Day 50: Damascus to Creeper Trail AT split // 13 miles. Took the advice of some locals and hiked the Creeper Trail out of Damascus along the river. Beautiful hiking and funny to have endless Memorial Day vacationers riding bikes downhill. Was surprised by a small cafe in a little valley village, stopped to eat our lunch and got root beet floats. Ended up at an incredible campsite. It was a small flat clearing right by the river, with a bench and a wooden pier for fishing. It was of course too good to be true that we would have it to ourselves. Apparently we were near a road because after a while a young couple showed up with their three year old. They were lugging ice chests full of snacks and soda. They let the kid entertain himself by giving him a hammer (a real one) and letting him bang on rocks.

Day 51: Creeper Trail AT Junction to Deep Gap // 12.1 miles. Neither of us felt great in the morning, and it seems like we caught the hiker cold from the hostel in Damascus. We took it slow all day and ended up stealth camping (camping in an unofficial spot) in a clearing just below Deep Gap.

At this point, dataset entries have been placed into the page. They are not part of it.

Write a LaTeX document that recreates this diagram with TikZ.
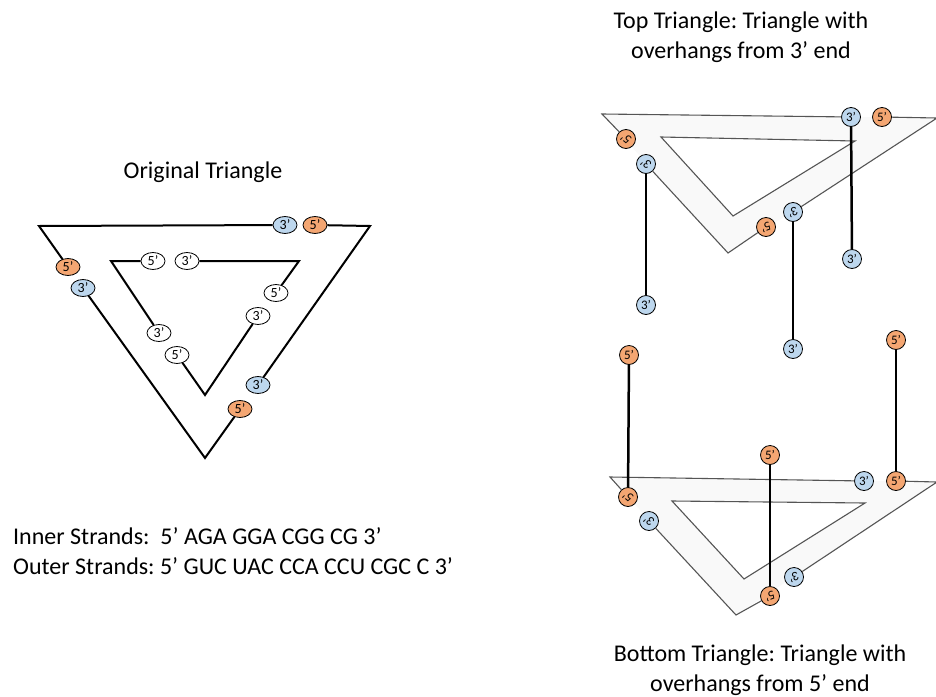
\documentclass[tikz,border=0pt]{standalone}
\usepackage{fontspec}
\usepackage{graphicx}
\setmainfont{Carlito}
\frenchspacing
\usetikzlibrary{shapes.geometric}
\definecolor{myorange}{RGB}{244,166,114}
\definecolor{myblue}{RGB}{189,215,238}
\definecolor{bandgray}{RGB}{249,249,249}
\definecolor{edgegray}{RGB}{85,85,85}
\newcommand{\lturn}[1]{\rotatebox[origin=c]{140}{#1}}
\newcommand{\rturn}[1]{\rotatebox[origin=c]{200}{#1}}
\begin{document}
\begin{tikzpicture}[x=1pt,y=-1pt,
  ell/.style={draw, ellipse, minimum width=24pt, minimum height=17pt, inner sep=0pt, line width=0.8pt, font=\fontsize{14}{14}\selectfont},
  circ/.style={draw, circle, minimum size=19pt, inner sep=0pt, line width=0.8pt, font=\fontsize{13}{13}\selectfont},
  orng/.style={fill=myorange},
  blu/.style={fill=myblue},
  wht/.style={fill=white},
  strand/.style={line width=2pt, black},
  gstrand/.style={line width=1.1pt, edgegray},
  stick/.style={line width=2.5pt, black},
  lbl/.style={font=\fontsize{24}{30}\selectfont, align=center, inner sep=0pt}]
\useasboundingbox (0,0) rectangle (936,696);
\fill[white] (0,0) rectangle (936,696);

% ---------- Original triangle ----------
\node[lbl] (t0) at (203,172) {Original Triangle};
\coordinate (oTL) at (39,226);
\coordinate (oTR) at (370,226);
\coordinate (oB) at (205,458);
\coordinate (iTL) at (111,261);
\coordinate (iTR) at (299,261);
\coordinate (iB) at (205,395);

\node[ell,blu]  (a3) at (285,225) {3’};
\node[ell,orng] (a5) at (315,225) {5’};
\node[ell,orng] (b5) at (68,267) {5’};
\node[ell,blu]  (b3) at (83,288) {3’};
\node[ell,blu]  (c3) at (258,385) {3’};
\node[ell,orng] (c5) at (240,409) {5’};

\node[ell,wht] (d5) at (153,261) {5’};
\node[ell,wht] (d3) at (187,261) {3’};
\node[ell,wht] (e5) at (276,293) {5’};
\node[ell,wht] (e3) at (258,316) {3’};
\node[ell,wht] (f3) at (159,333) {3’};
\node[ell,wht] (f5) at (177,355) {5’};

\draw[strand] (a5) -- (oTR) -- (c3);
\draw[strand] (c5) -- (oB) -- (b3);
\draw[strand] (b5) -- (oTL) -- (a3);
\draw[strand] (d3) -- (iTR) -- (e5);
\draw[strand] (e3) -- (iB) -- (f5);
\draw[strand] (f3) -- (iTL) -- (d5);

\node[anchor=west, inner sep=0pt, font=\fontsize{24}{30}\selectfont] (inner) at (13,536) {Inner Strands:\ \ 5’ AGA GGA CGG CG 3’};
\node[anchor=west, inner sep=0pt, font=\fontsize{24}{30}\selectfont] (outer) at (13,566) {Outer Strands: 5’ GUC UAC CCA CCU CGC C 3’};

% ---------- Top triangle ----------
\node[lbl] (t1) at (741,37) {Top Triangle: Triangle with\\overhangs from 3’ end};
\coordinate (pTL) at (602,114);
\coordinate (pR) at (937,118);
\coordinate (pB) at (728,253);
\coordinate (qTL) at (661,137);
\coordinate (qR) at (855,141);
\coordinate (qB) at (733,216);
\fill[bandgray] (pTL) -- (pR) -- (pB) -- cycle;
\filldraw[fill=white, draw=edgegray, line width=1.1pt] (qTL) -- (qR) -- (qB) -- cycle;

\node[circ,blu]  (g3) at (851,117) {3’};
\node[circ,orng] (g5) at (882,117) {5’};
\node[circ,orng] (h5) at (626,139) {\lturn{5’}};
\node[circ,blu]  (h3) at (646,164) {\lturn{3’}};
\node[circ,orng] (k5) at (766,227) {\rturn{5’}};
\node[circ,blu]  (k3) at (793,212) {\rturn{3’}};
\node[circ,blu] (h3e) at (646,305) {3’};
\node[circ,blu] (g3e) at (852,259) {3’};
\node[circ,blu] (k3e) at (793,349) {3’};

\draw[gstrand] (g5) -- (pR) -- (k3);
\draw[gstrand] (k5) -- (pB) -- (h3);
\draw[gstrand] (h5) -- (pTL) -- (g3);
\draw[stick] (h3) -- (h3e);
\draw[stick] (g3) -- (g3e);
\draw[stick] (k3) -- (k3e);

% ---------- Bottom triangle ----------
\node[lbl] (t2) at (760,670) {Bottom Triangle: Triangle with\\overhangs from 5’ end};
\coordinate (rTL) at (610,477);
\coordinate (rR) at (937,482);
\coordinate (rB) at (736,615);
\coordinate (sTL) at (672,501);
\coordinate (sR) at (865,503);
\coordinate (sB) at (744,579);
\fill[bandgray] (rTL) -- (rR) -- (rB) -- cycle;
\filldraw[fill=white, draw=edgegray, line width=1.1pt] (sTL) -- (sR) -- (sB) -- cycle;

\node[circ,blu]  (m3) at (864,481) {3’};
\node[circ,orng] (m5) at (896,481) {5’};
\node[circ,orng] (n5) at (628,497) {\lturn{5’}};
\node[circ,blu]  (n3) at (649,521) {\lturn{3’}};
\node[circ,orng] (u5) at (770,596) {\rturn{5’}};
\node[circ,blu]  (u3) at (794,577) {\rturn{3’}};
\node[circ,orng] (n5e) at (629,355) {5’};
\node[circ,orng] (m5e) at (896,340) {5’};
\node[circ,orng] (u5e) at (770,455) {5’};

\draw[gstrand] (m5) -- (rR) -- (u3);
\draw[gstrand] (u5) -- (rB) -- (n3);
\draw[gstrand] (n5) -- (rTL) -- (m3);
\draw[stick] (n5e) -- (n5);
\draw[stick] (m5e) -- (m5);
\draw[stick] (u5e) -- (u5);
\end{tikzpicture}
\end{document}
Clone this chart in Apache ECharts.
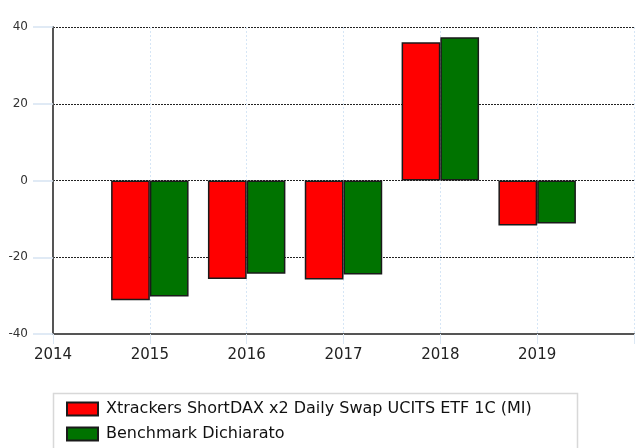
<!DOCTYPE html>
<html>
<head>
<meta charset="utf-8">
<script src="https://cdn.jsdelivr.net/npm/echarts@6/dist/echarts.min.js"></script>
<style>
  html, body { margin: 0; padding: 0; background: #fff; }
  #chart { width: 637px; height: 448px; }
</style>
</head>
<body>
<div id="chart"></div>
<script>
  // anni e rendimenti
  var years = [2015, 2016, 2017, 2018, 2019];
  var fundValues = [-31.2, -25.7, -25.8, 36.0, -11.7];
  var benchValues = [-30.2, -24.3, -24.5, 37.3, -11.2];
  var fundName = 'Xtrackers ShortDAX x2 Daily Swap UCITS ETF 1C (MI)';
  var benchName = 'Benchmark Dichiarato';

  function pairs(vals) {
    return years.map(function (y, i) { return [y, vals[i]]; });
  }

  var myChart = echarts.init(document.getElementById('chart'));

  myChart.setOption({
    animation: false,
    grid: { left: 53, right: 0, top: 27, bottom: 114, containLabel: false },
    graphic: [
      {
        type: 'rect',
        shape: { x: 53.5, y: 393.5, width: 524, height: 70 },
        style: { fill: '#fff', stroke: '#d8d8d8', lineWidth: 1.5 },
        silent: true
      }
    ],
    legend: {
      orient: 'vertical',
      left: 66,
      top: 401,
      padding: 0,
      itemWidth: 31,
      itemHeight: 13,
      itemGap: 9,
      icon: 'rect',
      textStyle: { fontFamily: 'DejaVu Sans', fontSize: 16, color: '#111', lineHeight: 14, padding: [0, 0, 0, 3] },
      data: [fundName, benchName]
    },
    xAxis: {
      type: 'value',
      min: 2014,
      max: 2020,
      interval: 1,
      axisLine: { onZero: false, lineStyle: { color: '#555', width: 2 } },
      axisTick: { show: true, length: 10, lineStyle: { color: '#dce8f4', width: 1 } },
      axisLabel: {
        fontFamily: 'DejaVu Sans', fontSize: 15, color: '#222', margin: 14,
        formatter: function (v) { return v >= 2020 ? '' : String(v); }
      },
      splitLine: { show: true, lineStyle: { color: '#d6e6f6', type: [2, 2], width: 1 } }
    },
    yAxis: {
      type: 'value',
      min: -40,
      max: 40,
      interval: 20,
      axisLine: { show: true, lineStyle: { color: '#555', width: 2 } },
      axisTick: { show: true, length: 20, lineStyle: { color: '#d6e4f2', width: 1.5 } },
      axisLabel: { fontFamily: 'DejaVu Sans', fontSize: 12, color: '#333', margin: 25 },
      splitLine: { show: true, lineStyle: { color: '#222', type: [2, 1], width: 1 } }
    },
    series: [
      {
        name: fundName,
        type: 'bar',
        barGap: '0%',
        barCategoryGap: '20%',
        data: pairs(fundValues),
        itemStyle: { color: '#ff0000', borderColor: '#1a1a1a', borderWidth: 1.5 }
      },
      {
        name: benchName,
        type: 'bar',
        barGap: '0%',
        barCategoryGap: '20%',
        data: pairs(benchValues),
        itemStyle: { color: '#007300', borderColor: '#1a1a1a', borderWidth: 1.5 }
      }
    ]
  });
</script>
</body>
</html>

Day 52: Deep Gap to just past Thomas Knob Shelter // 2.6 miles. This morning we both felt really sick, and it started to rain just as soon as we finished packing up. We were not up for that, so we quickly set the tent back up and brought all our stuff inside. Rain grew slowly into a light thunderstorm. It was boring in the tent after awhile, but we decided to wait the storm out so we would have good weather in the Grayson Highlands, where the wild ponies are. I’ve been looking forward to seeing these ponies for so long, I don’t want to finally do it in a downpour. It rained for a long, long time. Finally, about 3:00, we packed up again and moved just a few miles up onto the Mt. Rogers ridge, to a nice campsite just past the shelter. At the shelter, by the way, was a family with three kids, aged maybe 9-12, attempting a thru-hike. Bravo, them. After we set up camp we went walking a little more up the trail to see if we could find a pony. We found one, but he wasn’t very interested in us. It was cold and very windy from the storm blowing out.